When fully-3D video games started arriving in the early 90s, some companies were more prepared for the change than others. Indeed, it would take nearly a decade of experimentation before 3D virtual spaces felt natural. Even then, Konami seems to have shot themselves in the foot at the beginning of this era with their first foray into 3D arcade games. [Mog] shows us the ins-and-outs of these platforms while trying to bring them back to life via MAME.

These arcade machines were among the first available with fully-3D environments, but compared to offerings from other companies are curiously underpowered, even for the time. They include only a single digital signal processor which is tasked with calculating all of the scene geometry while competing machines would use multiple DSP chips to do the same job. As a result the resolution and frame rate are very low. Nonetheless, [Mog] set out to get it working in MAME.

To accomplish this task, [Mog] turned to a set of development tools provided to developers for Konami in the early 90s which would emulate the system on the PCs of the time.
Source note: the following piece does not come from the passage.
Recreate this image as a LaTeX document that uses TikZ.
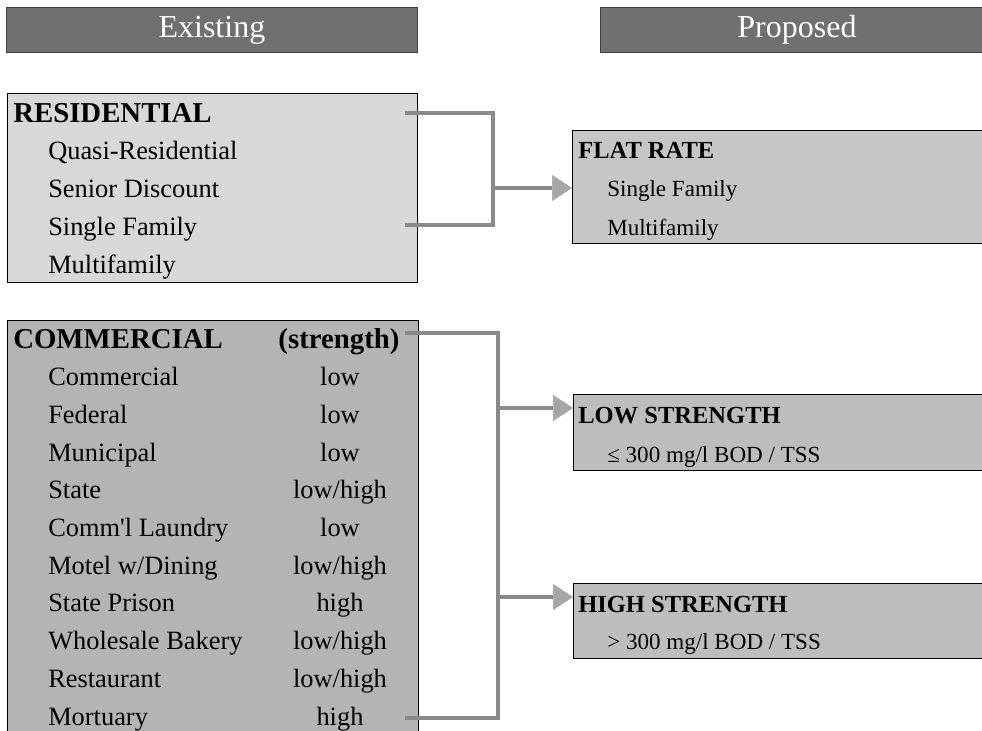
\documentclass[tikz,border=0pt]{standalone}
\usepackage{fontspec}
\setmainfont{Liberation Serif}
\usetikzlibrary{arrows.meta,calc}
\definecolor{hdr}{HTML}{707070}
\definecolor{resfill}{HTML}{D8D8D8}
\definecolor{comfill}{HTML}{B4B4B4}
\definecolor{flatfill}{HTML}{C6C6C6}
\definecolor{strfill}{HTML}{BDBDBD}
\definecolor{connc}{HTML}{8A8A8A}
\definecolor{arrc}{HTML}{A6A6A6}
\begin{document}
\begin{tikzpicture}[x=0.75pt,y=-0.75pt,
  hdrbox/.style={draw=black!75,line width=0.6pt,fill=hdr,anchor=north west,inner sep=0pt},
  hdrtext/.style={text=white,font=\fontsize{24}{28}\selectfont,inner sep=0pt},
  boxA/.style={draw=black,line width=1.1pt,anchor=north west,inner sep=0pt},
  lhead/.style={font=\fontsize{21.6}{25}\selectfont\bfseries,anchor=base west,inner sep=0pt},
  litem/.style={font=\fontsize{19.8}{24}\selectfont,anchor=base west,inner sep=0pt},
  lval/.style={font=\fontsize{19.8}{24}\selectfont,anchor=base,inner sep=0pt},
  rhead/.style={font=\fontsize{18.4}{22}\selectfont\bfseries,anchor=base west,inner sep=0pt},
  ritem/.style={font=\fontsize{17.3}{21}\selectfont,anchor=base west,inner sep=0pt},
  conn/.style={draw=connc,line width=3pt},
  arr/.style={conn,-{Triangle[length=15pt,width=19.5pt,fill=arrc,color=arrc,line width=0.4pt]}}
]
\useasboundingbox (0,0) rectangle (982,731);

% headers
\node[hdrbox,minimum width=308.25pt,minimum height=33.75pt] (hexist) at (6,7) {};
\node[hdrtext] (texist) at (hexist.center) {Existing};
\node[hdrbox,minimum width=292.5pt,minimum height=33.75pt] (hprop) at (600,7) {};
\node[hdrtext] (tprop) at (797,29.5) {Proposed};

% residential
\node[boxA,fill=resfill,minimum width=307.5pt,minimum height=141.75pt] (res) at (7,93) {};
\node[lhead] (rh) at (13,123) {RESIDENTIAL};
\node[litem] (r1) at (48,160) {Quasi-Residential};
\node[litem] (r2) at (48,198) {Senior Discount};
\node[litem] (r3) at (48,236) {Single Family};
\node[litem] (r4) at (48,273) {Multifamily};

% commercial
\node[boxA,fill=comfill,minimum width=308.25pt,minimum height=315pt] (com) at (7,320) {};
\node[lhead] (ch) at (13,348) {COMMERCIAL};
\node[lhead,anchor=base] (chs) at (339,348) {(strength)};
\foreach \n/\t/\v [count=\i] in {
  c1/Commercial/low,
  c2/Federal/low,
  c3/Municipal/low,
  c4/State/low\slash high,
  c5/Comm\textquotesingle l Laundry/low,
  c6/Motel w\slash Dining/low\slash high,
  c7/State Prison/high,
  c8/Wholesale Bakery/low\slash high,
  c9/Restaurant/low\slash high,
  c10/Mortuary/high}{
  \node[litem] (\n) at (48,{348+37.7*\i}) {\t};
  \node[lval] (\n v) at (340,{348+37.7*\i}) {\v};
}

% proposed boxes
\node[boxA,fill=flatfill,minimum width=315pt,minimum height=84.75pt] (flat) at (572,130) {};
\node[rhead] (fh) at (578,159) {FLAT RATE};
\node[ritem] (f1) at (607,197) {Single Family};
\node[ritem] (f2) at (607,235) {Multifamily};

\node[boxA,fill=strfill,minimum width=315pt,minimum height=57pt] (low) at (573,394) {};
\node[rhead] (lh) at (578,423) {LOW STRENGTH};
\node[ritem] (l1) at (607,462) {≤ 300 mg/l BOD / TSS};

\node[boxA,fill=strfill,minimum width=315pt,minimum height=56.25pt] (high) at (573,583) {};
\node[rhead] (hh) at (578,612) {HIGH STRENGTH};
\node[ritem] (h1) at (607,649) {> 300 mg/l BOD / TSS};

% connectors
\coordinate (rt) at (405,113);
\coordinate (rb) at (405,225);
\coordinate (ra) at (493,188);
\draw[conn] (rt) -- (493,113) -- (493,225) -- (rb);
\draw[arr] (ra) -- (ra -| flat.west);

\coordinate (ct) at (405,333);
\coordinate (cb) at (405,718);
\coordinate (ca1) at (498,408);
\coordinate (ca2) at (498,597);
\draw[conn] (ct) -- (498,333) -- (498,718) -- (cb);
\draw[arr] (ca1) -- (ca1 -| low.west);
\draw[arr] (ca2) -- (ca2 -| high.west);
\end{tikzpicture}
\end{document}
It surprisingly still worked on Windows 10 with minor tweaking, and with some other tools provided over the decades of others working on MAME these old Konami machines have some new life with this emulator support.

Not everything works perfectly, but [Mog] reports that most of the bugs and other issues were recently worked out or are being actively worked on by other experts in the field. If you remember these games from the arcade era of the 80s and early 90s, it might be time to grab an old CRT and fire this one up again.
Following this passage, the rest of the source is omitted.